OV HELL DO WELL AS BLACK METAL’S VOLTRON ON THE UNDERWORLD REGIME
I suppose I distrust supergroups because it’s too easy. Throw a bunch of dudes in bands people like together and it should instantly equal something people like/something people will throw money down to hear. And while there are exceptions (Them Crooked Vultures, Shrinebuilder, Cream) to the eating-up-downtime/cash grab rule, it’s more often than not the standard (see: Damn Yankees, Chickenfoot, a library’s worth of other names). But occasionally bands fall right in the middle, where they’re not in it for breaking new ground but also aren’t in it to exploit listeners to get a new yacht (or a first yacht). And along with that comes a sense of nothing-to-lose, in that the bandmembers will have their more-successful day jobs when the project ends, so why not have a good time in the meanwhile? And this is the case for black metal dream team Ov Hell, which includes members of some of the most important bands in Norway. Jagged yet refined and mean but kind of fun, Ov Hell manage to sound pretty decent on their debut, The Underworld Regime. Not quite a classic but certainly more than a distraction, Ov Hell are some of black metal’s most essential dudes flexing their frostbitten muscle, and that’s certainly never a bad thing to hear.

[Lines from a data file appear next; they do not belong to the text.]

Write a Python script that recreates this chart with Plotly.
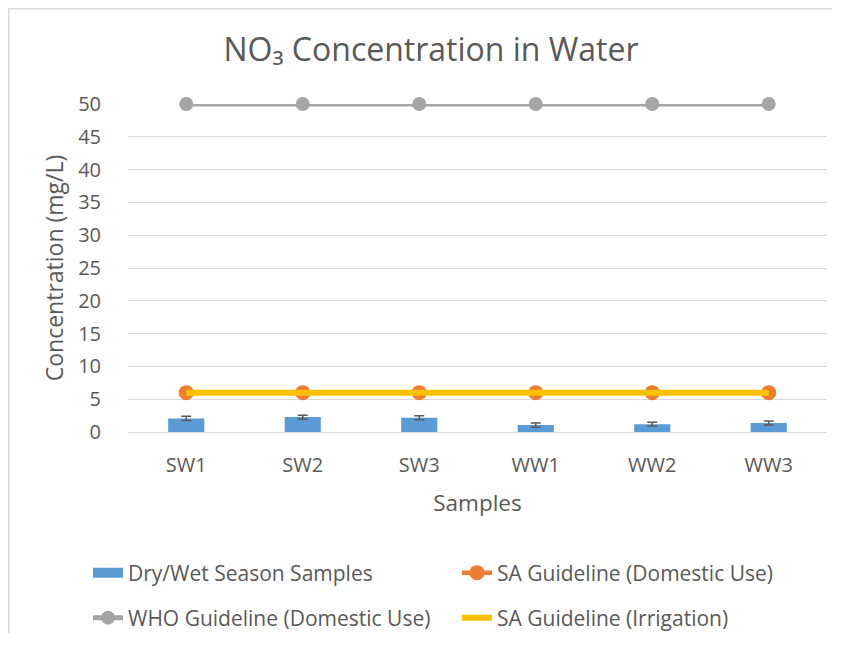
import plotly.graph_objects as go

samples = ["SW1", "SW2", "SW3", "WW1", "WW2", "WW3"]
no3_values = [2.07, 2.27, 2.17, 1.06, 1.2, 1.36]
no3_errors = [0.33, 0.3, 0.3, 0.33, 0.3, 0.3]
sa_domestic = [6, 6, 6, 6, 6, 6]
who_domestic = [50, 50, 50, 50, 50, 50]
sa_irrigation = [6, 6, 6, 6, 6, 6]
y_ticks = [0, 5, 10, 15, 20, 25, 30, 35, 40, 45, 50]

# page body has an 8px margin, so the figure is laid out 8px up/left
# and kept small enough that the page does not overflow the window
OFF = 8
W, H = 844 - 2 * OFF - 4, 649 - 2 * OFF - 8
ML, MT = 128 - OFF, 104 - OFF
PLOT_R, PLOT_B = 827 - OFF, 432.3 - OFF
MR, MB = W - PLOT_R, H - PLOT_B
PW, PH = PLOT_R - ML, PLOT_B - MT


def px_x(px):
    return (px - ML) / PW


def px_y(py):
    return (PLOT_B - py) / PH


FONT = "Open Sans"
TXT = "#595959"
BLUE, ORANGE, GRAY, YELLOW = "#5B9BD5", "#ED7D31", "#A5A5A5", "#FFC000"

fig = go.Figure()
fig.add_trace(go.Bar(
    x=samples, y=no3_values, name="Dry/Wet Season Samples",
    marker=dict(color=BLUE, line=dict(width=0)),
    width=0.31,
    error_y=dict(type="data", array=no3_errors, color="#595959", thickness=1.5, width=5),
    showlegend=False, legendgroup="bars",
))
# legend entry for the bars (a single point in "lines" mode draws nothing on the plot)
fig.add_trace(go.Scatter(
    x=samples[:1], y=no3_values[:1], name="Dry/Wet Season Samples", mode="lines",
    line=dict(color=BLUE, width=10), legend="legend", legendgroup="bars",
    hoverinfo="skip",
))
fig.add_trace(go.Scatter(
    x=samples, y=sa_domestic, name="SA Guideline (Domestic Use)", mode="lines+markers",
    line=dict(color=ORANGE, width=4.5), marker=dict(size=15, color=ORANGE),
    cliponaxis=False, legend="legend2",
))
fig.add_trace(go.Scatter(
    x=samples, y=who_domestic, name="WHO Guideline (Domestic Use)", mode="lines+markers",
    line=dict(color=GRAY, width=5), marker=dict(size=14, color=GRAY),
    cliponaxis=False, legend="legend3",
))
fig.add_trace(go.Scatter(
    x=samples, y=sa_irrigation, name="SA Guideline (Irrigation)", mode="lines",
    line=dict(color=YELLOW, width=6),
    cliponaxis=False, legend="legend4",
))


def leg(xpx, ypx):
    return dict(
        xref="container", yref="container", x=xpx / W, y=1 - ypx / H,
        xanchor="left", yanchor="middle", orientation="h",
        font=dict(family=FONT, size=21, color=TXT),
        bgcolor="rgba(0,0,0,0)", borderwidth=0, itemwidth=30,
    )


fig.update_layout(
    width=W, height=H,
    margin=dict(l=ML, r=MR, t=MT, b=MB, autoexpand=False),
    paper_bgcolor="white", plot_bgcolor="white",
    font=dict(family=FONT, color=TXT),
    title=dict(text="NO₃ Concentration in Water", x=(431 - OFF) / W, xanchor="center",
               y=1 - (50 - OFF) / H, yanchor="middle",
               font=dict(family=FONT, size=32, color=TXT)),
    bargap=0.69,
    showlegend=True,
    legend=leg(80, 565),
    legend2=leg(449, 565),
    legend3=leg(80, 610),
    legend4=leg(449, 610),
    xaxis=dict(
        type="category", categoryorder="array", categoryarray=samples,
        showgrid=False, showline=False, zeroline=False,
        ticks="outside", ticklen=15, tickcolor="rgba(0,0,0,0)",
        tickfont=dict(family=FONT, size=20, color=TXT),
        title=dict(text="Samples", font=dict(family=FONT, size=22.5, color=TXT), standoff=18),
    ),
    yaxis=dict(
        range=[0, 50], tickvals=y_ticks, ticktext=[str(v) for v in y_ticks],
        showgrid=True, gridcolor="#D9D9D9", gridwidth=1.3,
        zeroline=True, zerolinecolor="#D9D9D9", zerolinewidth=1.3,
        showline=False,
        ticks="outside", ticklen=22, tickcolor="rgba(0,0,0,0)",
        tickfont=dict(family=FONT, size=20, color=TXT),
        title=dict(text="Concentration (mg/L)", font=dict(family=FONT, size=23, color=TXT), standoff=8),
    ),
    shapes=[
        dict(type="line", xref="paper", yref="paper",
             x0=px_x(0), x1=px_x(W + 5), y0=px_y(0.75), y1=px_y(0.75),
             line=dict(color="#D9D9D9", width=1.5)),
        dict(type="line", xref="paper", yref="paper",
             x0=px_x(0.75), x1=px_x(0.75), y0=px_y(0), y1=px_y(H + 5),
             line=dict(color="#D9D9D9", width=1.5)),
    ],
)

fig.write_html("out.html")
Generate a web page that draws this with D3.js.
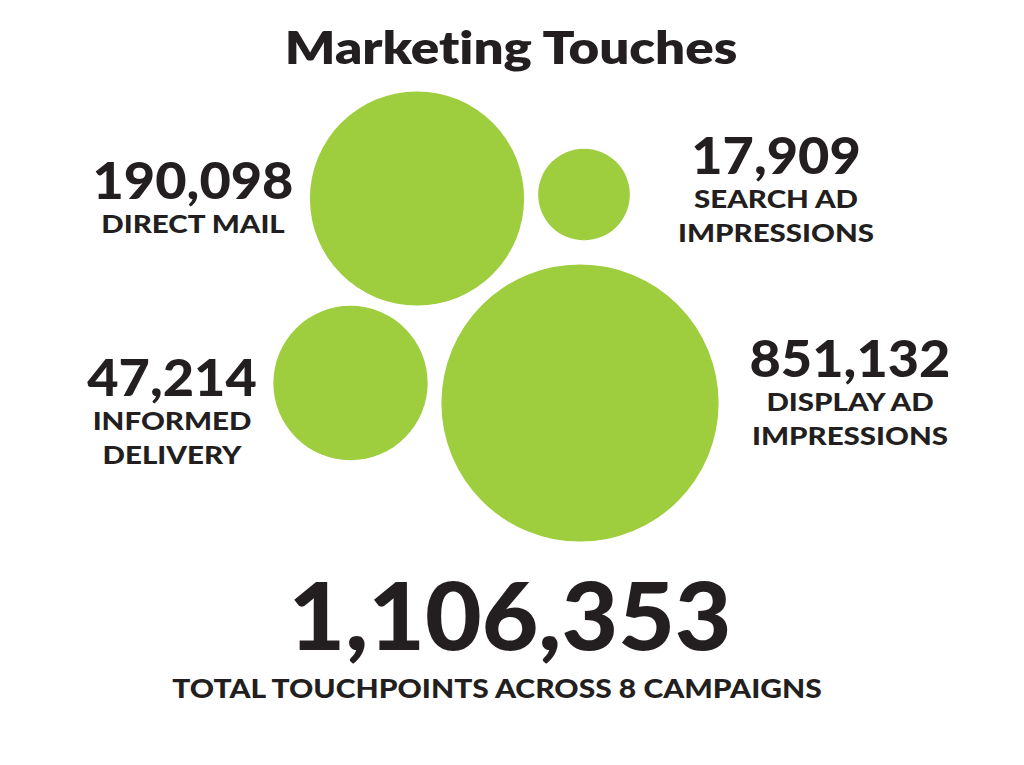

This is, of course, if you can stomach the genre’s inherent cheesiness. Comprised of Dimmu Borgir vocalist Shagrath and King ov Hell of Gorgoroth (uh, the one that’s not legally allowed to exist anymore) acting as central composer along with session help from Enslaved’s Ice Dale, Teloch of 1349, and Satyricon/1349’s master sticksman Frost, there’s a lot of potential for top shelf black metal. It’s also a breeding ground for frosty silliness that would make even Immortal chuckle. And oh, it’s there: “forest” is one of the first words grumbled on the album; the intro to “Ghosting” (which… I didn’t know could be a verb) features prominent thunderstorm samples; the howling wolves at the beginning of “Perpetual Night” sound like they were swiped off a novelty sound effects record; the spiky battlewear-equipped/bullet belted bandmembers photoshopped onto a church with an upside-down burning cross at the alter… And then there’s “Post Modern Sadist,” which is a clusterfuck of black metal cliches. It opens with about a minute of whispers, noise, the sound of creaky old wooden doors opening, Gregorian chanting, and a girl sexily insisting that someone “fuck me with a crucifix.” Then the song kicks in — a fine mid-paced black metal stomp — with the opening couplet “I am my own holocaust/ Separated from the love of God.” Now, what ANY of this has to do with sadism or postmodernism — especially the latter, as I don’t get the sense that this is sadism with ironic detachment, nor sadism that’s self-aware… somehow — is completely lost on me. It’s the sort of meaningless gibberish that black metallers spew forth in an attempt to sound edgy and/or profound. If there is an element to black metal that makes you roll your eyes, it’s hanging out on The Underworld Regime.
This would be an issue if the music around it didn’t kick so much fucking ass. With a group of dudes as impressive as this, all the great things about black metal are all but guaranteed to show up. And they do: the riffs are wall-to-wall excellent, Shagrath’s vocals — even despite the fact that I’m not particularly fond of Dimmu Borgir — are solid, and I’ll be damned if there’s a better drummer in black metal than Frost that’s not named Trym or Hellhammer (and even then, it’s a three-way tie). Ice Dale and Teloch even manage to throw in a spidery arpeggio every now and again to keep things from devolving into a haze of tremolo-picked minor chords. Yes, it’s cheesy, but like good power metal, it fully and unironically embraces it, transforming what most would make a groan-worthy affair into chest-beating awesomeness. And despite black metal’s penchant for raw production, The Underworld Regime is slick but appealing, sounding unabashedly stadium-sized and confident. All-in-all, it’s immensely listenable, abrasive enough to qualify as decent black metal but polished and well-constructed enough that listening to the album as a whole isn’t much of an endeavor. If recent release by Hiems and Valkyrja got you interested in black metal that’s fucking HEAVY, Ov Hell will also be right up your alley. They may not know what postmodernism is (or may but couldn’t make the connection to sadism that they would have liked), but they certainly know how to make great black metal more than most.